Jim Cahn, chief investment officer of Wealth Enhancement Group in Minneapolis, said his clients are more nervous now than in 2008, the year of the financial crisis. The question he’s getting: “Where can I go to stop getting poorer?"

The firm held webinars for clients in the market’s frothiest days last year, warning against loading up on tech stocks and highflying pandemic names such as Peloton, Mr. Cahn said. Lately the webinars have a different theme: Don’t panic.

The firm is looking at commodities, which tend to protect against inflation and are getting a boost from the war in Ukraine, and municipal bonds, which Mr. Cahn said are starting to look attractive.

Technology shares that soared in recent years, like Facebook parent Meta Platforms Inc. and Netflix Inc., have been hit especially hard. Dismaying results or darkening outlooks have cratered tech stocks and, at painful moments, helped pull down the broader market.

There have been so many bad days they’ve started to blur together, said Sonu Kalra, portfolio manager of Fidelity Investments’s Blue Chip Growth Fund.

Mr. Kalra was sitting in his suburban Boston home office in early February when Meta shocked Wall Street with disappointing earnings. As he watched its shares slide in after-hours trading, he felt angry at himself for failing to heed earlier warning signs.

“You feel a lot of pain and start questioning: ‘What could I have done differently?’ " he said. “But you can’t cry over spilled milk. You have to move forward."

At the time, he thought Meta’s issues were idiosyncratic and not a sign of a broad withdrawal from growth stocks. That came later, when Russia’s invasion of Ukraine sent energy prices higher. “Oil permeates everything," he said.

On Wednesday, Cole Smead, a portfolio manager at Smead Capital Management Inc., woke up early in Phoenix. Target, whose stock makes up about 5% of the Smead Value Fund, was set to report earnings. Target stock was down double digits in premarket trading. Mr. Smead put on a suit and headed in to his office.

That morning, Target hovered at 25% below Tuesday’s close. Mr. Smead decided it wasn’t productive to stare at a screen and watch his fifth-largest position in freefall. He picked up a book, the biography of George Hearst, the silver miner father of William Randolph Hearst.

“I figured he’ll probably teach me more than the markets will teach me that day," he said.

Conventional investing wisdom says that over time, stock markets go up. Countless investors watched their savings grow by staying put in a market that rose sharply in the decade after the financial crisis. Those who held tight when the market crashed in early 2020 were rewarded when stocks resumed their upward climb within weeks.

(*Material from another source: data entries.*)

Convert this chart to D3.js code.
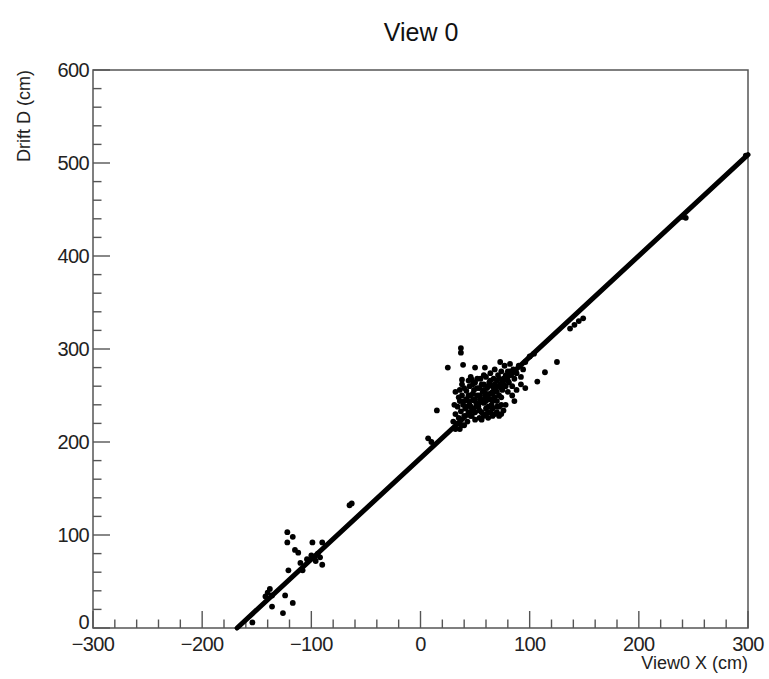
<!DOCTYPE html>
<html>
<head>
<meta charset="utf-8">
<script src="https://cdn.jsdelivr.net/npm/d3@7"></script>
<style>
  html, body { margin: 0; padding: 0; background: #fff; }
  svg { display: block; font-family: "Liberation Sans", Arial, Helvetica, sans-serif; }
</style>
</head>
<body>
<svg id="chart" width="769" height="679"></svg>
<script>
// Axis ranges and tick labels
const xDomain = [-300, 300];
const yDomain = [0, 600];
const xTickValues = [-300, -200, -100, 0, 100, 200, 300];
const yTickValues = [0, 100, 200, 300, 400, 500, 600];

// Fitted track line (View0 X vs Drift D)
const trackX = [-168, 300];
const trackY = [0, 509];

// Reconstructed hits: X positions (cm)
const hitX = [
  30, 32, 34, 35, 36, 37, 38, 38, 39, 40, 41, 42, 42, 43, 44, 45, 45, 46, 47, 48,
  48, 49, 50, 50, 51, 52, 53, 54, 55, 55, 56, 57, 58, 58, 59, 60, 60, 61, 62, 63,
  64, 64, 65, 66, 67, 68, 68, 69, 70, 71, 72, 73, 74, 75, 76, 77, 78, 79, 80, 81,
  82, 83, 84, 85, 86, 88, 90, 92, 94, 96,
  44, 46, 48, 50, 52, 52, 54, 54, 56, 56, 58, 60, 60, 62, 62, 64, 64, 66, 66, 68,
  70, 70, 72, 74, 74, 76, 78, 80, 82, 40, 42, 46, 50, 54, 70, 74, 80, 62, 56, 44,
  48, 52, 58, 46, 40, 36,
  58, 60, 62, 64, 66, 68, 70, 72, 74, 76, 66, 72, 78,
  32, 34, 36, 38, 40, 44, 35, 31,
  84, 88, 92, 96, 86,
  37, 37, 25, 39, 50, 59, 38, 47, 15, 32, 73, 125, 114, 107, 100, 104, 7, 10,
  -122, -117, -122, -115, -112, -99, -90, -97, -100, -94, -96, -92, -90, -121, -108,
  -65, -63, -140, -142, -138, -136, -124, -117, -136, -126, -154, -104, -110,
  137, 141, 145, 149, 240, 243, 298
];

// Reconstructed hits: drift distance D (cm)
const hitY = [
  222, 230, 238, 226, 244, 233, 218, 250, 240, 228, 236, 246, 255, 222, 232, 240, 260, 250, 228, 236,
  245, 256, 264, 232, 242, 250, 238, 258, 246, 268, 232, 254, 242, 262, 250, 270, 236, 258, 246, 264,
  252, 274, 240, 260, 268, 248, 278, 256, 266, 272, 250, 262, 276, 256, 268, 282, 260, 270, 276, 264,
  284, 272, 260, 278, 268, 274, 282, 270, 278, 286,
  244, 238, 252, 246, 240, 258, 234, 250, 262, 244, 256, 244, 252, 260, 238, 246, 266, 252, 244, 262,
  254, 244, 268, 258, 248, 262, 272, 266, 276, 244, 238, 228, 224, 226, 238, 240, 254, 232, 224, 250,
  262, 268, 272, 270, 218, 214,
  228, 230, 226, 232, 228, 230, 232, 228, 230, 234, 236, 238, 240,
  214, 220, 256, 262, 258, 266, 248, 240,
  250, 256, 262, 258, 244,
  301, 296, 280, 283, 280, 280, 267, 267, 234, 254, 286, 286, 275, 265, 292, 295, 204, 200,
  103, 98, 92, 84, 81, 92, 92, 76, 78, 80, 72, 76, 68, 62, 62,
  132, 134, 38, 34, 42, 35, 35, 27, 23, 16, 6, 74, 70,
  322, 326, 330, 333, 442, 441, 508
];

const svg = d3.select("#chart");
const frame = { left: 93, right: 748, top: 70, bottom: 628 };

const x = d3.scaleLinear().domain(xDomain).range([frame.left, frame.right]);
const y = d3.scaleLinear().domain(yDomain).range([frame.bottom, frame.top]);

const axisColor = "#555";
const labelColor = "#222";
const labelSize = 20;

// Frame
svg.append("rect")
  .attr("x", frame.left).attr("y", frame.top)
  .attr("width", frame.right - frame.left)
  .attr("height", frame.bottom - frame.top)
  .attr("fill", "none").attr("stroke", axisColor).attr("stroke-width", 1.5);

// Minor and major ticks drawn inward
const xMinor = d3.range(xDomain[0], xDomain[1] + 1, 20);
const yMinor = d3.range(yDomain[0], yDomain[1] + 1, 20);
const ticks = svg.append("g").attr("stroke", axisColor).attr("stroke-width", 1.4);

ticks.selectAll("line.xt").data(xMinor).join("line")
  .attr("x1", d => x(d)).attr("x2", d => x(d))
  .attr("y1", frame.bottom)
  .attr("y2", d => frame.bottom - (d % 100 === 0 ? 17 : 8.5));

ticks.selectAll("line.yt").data(yMinor).join("line")
  .attr("y1", d => y(d)).attr("y2", d => y(d))
  .attr("x1", frame.left)
  .attr("x2", d => frame.left + (d % 100 === 0 ? 17 : 8.5));

// Tick labels
svg.append("g").selectAll("text").data(xTickValues).join("text")
  .attr("x", d => x(d)).attr("y", 651)
  .attr("text-anchor", "middle")
  .attr("font-size", labelSize).attr("fill", labelColor)
  .attr("letter-spacing", -0.6)
  .text(d => d < 0 ? "\u2212" + Math.abs(d) : d);

svg.append("g").selectAll("text").data(yTickValues).join("text")
  .attr("x", 89).attr("y", d => y(d) + (d === 0 ? 1 : 7))
  .attr("text-anchor", "end")
  .attr("font-size", labelSize).attr("fill", labelColor)
  .attr("letter-spacing", -0.6)
  .text(d => d);

// Titles
svg.append("text")
  .attr("x", 421).attr("y", 41)
  .attr("text-anchor", "middle")
  .attr("font-size", 25).attr("fill", "#111")
  .text("View 0");

svg.append("text")
  .attr("x", frame.right).attr("y", 669)
  .attr("text-anchor", "end")
  .attr("font-size", 18).attr("fill", labelColor)
  .text("View0 X (cm)");

svg.append("text")
  .attr("transform", `translate(30, ${frame.top}) rotate(-90)`)
  .attr("text-anchor", "end")
  .attr("font-size", 18).attr("fill", labelColor)
  .text("Drift D (cm)");

// Fitted track
const track = trackX.map((v, i) => [v, trackY[i]]);
svg.append("path")
  .datum(track)
  .attr("d", d3.line().x(d => x(d[0])).y(d => y(d[1])))
  .attr("stroke", "#000").attr("stroke-width", 5)
  .attr("stroke-linecap", "round").attr("fill", "none");

// Hits
const hits = hitX.map((v, i) => [v, hitY[i]]);
svg.append("g").selectAll("circle").data(hits).join("circle")
  .attr("cx", d => x(d[0])).attr("cy", d => y(d[1]))
  .attr("r", 2.9).attr("fill", "#000");
</script>
</body>
</html>
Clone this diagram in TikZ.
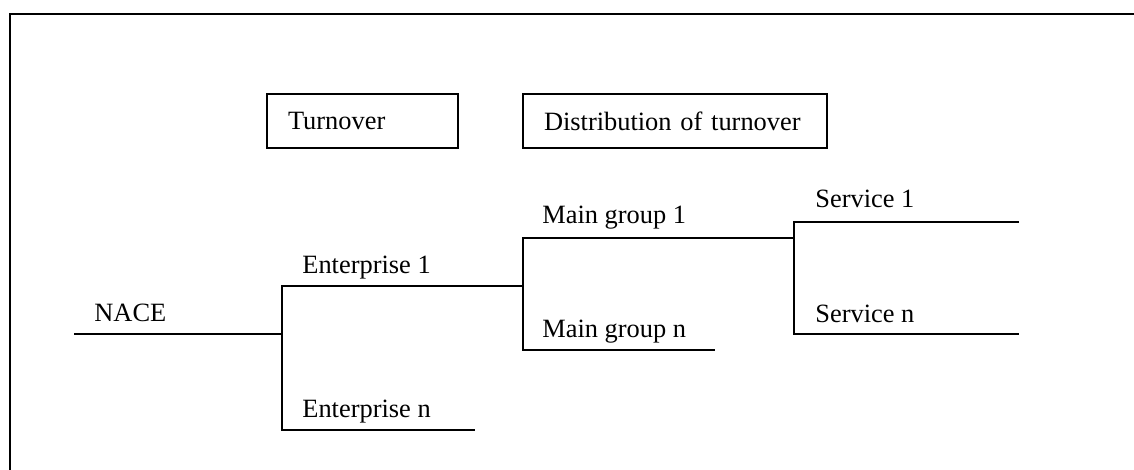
\documentclass[tikz,border=0pt]{standalone}
\usepackage{fontspec}
\setmainfont{Liberation Serif}
\usepackage{tikz}
\tikzstyle{frame}=[line width=1pt]
\tikzstyle{branch}=[-, line width=0.65pt]
\tikzstyle{box}=[rectangle, draw, line width=0.8pt, inner xsep=10.5pt, minimum height=27pt, align=left]
\tikzstyle{lab}=[anchor=base west, inner sep=0pt]

\begin{document}
\begin{tikzpicture}[x=0.5pt,y=-0.5pt,font=\fontsize{13.2pt}{15pt}\selectfont]
				\useasboundingbox (0,0) rectangle (1134,470);
				
				%The outer frame
				\draw[frame] (10,470) -- (10,14) -- (1134,14);
				
				%The headings
				\draw (362.5,121) node[box, text width=74.5pt] (turnover) {Turnover};
				\draw (675,121) node[box, text width=131pt] (distr) {Distribution of turnover};
				
				%The NACE level
				\coordinate (nace-in) at (74,334);
				\coordinate (nace) at (282,334);
				\draw (94,321) node[lab] (l-nace) {NACE};
				\draw[branch] (nace-in) -- (nace);
				
				%The enterprises
				\coordinate (ent1) at (523,286);
				\coordinate (entn) at (475,430);
				\draw (302,273) node[lab] (l-ent1) {Enterprise 1};
				\draw (302,417) node[lab] (l-entn) {Enterprise n};
				\draw[branch] (ent1) -| (nace) |- (entn);
				
				%The main groups
				\coordinate (grp1) at (794,238);
				\coordinate (grpn) at (715,350);
				\draw (542,224) node[lab] (l-grp1) {Main group 1};
				\draw (542,337) node[lab] (l-grpn) {Main group n};
				\draw[branch] (grp1) -| (ent1) |- (grpn);
				
				%The services
				\coordinate (srv1) at (1019,222);
				\coordinate (srvn) at (1019,334);
				\draw (815,208) node[lab] (l-srv1) {Service 1};
				\draw (815,322) node[lab] (l-srvn) {Service n};
				\draw[branch] (srv1) -| (grp1) |- (srvn);
			\end{tikzpicture}
\end{document}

To some market players, this year’s decline feels different. The government’s extraordinary stimulus measures that pushed the economy into a V-shaped recovery in 2020 have largely run out, replaced by policies aimed at controlling inflation. While the debate about whether a recession is on the way is far from settled, there is broad consensus the U.S. has entered a period of slower growth.

Mr. McCaffrey, the 80-year-old retired research scientist, has been buying Apple shares in recent weeks, automating the purchases for when the price is below a certain level. But overall, watching shares of his favored tech companies erode has been a gloomy experience. Apple is down 23% so far this year.

“It’s getting worse for people in my age group," Mr. McCaffrey said, “simply because we don’t have time to wait for it to come back."

It takes a lot to shake Kevin Landis, a fund manager whose tech-focused fund was battered by the tech wreckage of the early 2000s. But when Netflix announced disappointing quarterly results in April, Mr. Landis, sitting in his home office overlooking his tranquil suburban San Jose backyard, felt as if he’d been hit by an earthquake.

Mr. Landis had reason to be concerned: Roku, another streaming company, made up 14% of his tech fund at the end of March. He says he hasn’t sold any shares, even though Roku’s stock has sunk by nearly 60% this year.

“Probably the defining difference this time is last time I could just storm out of the office and go home," he said. “This time, I’m working from home. So there’s no escaping it."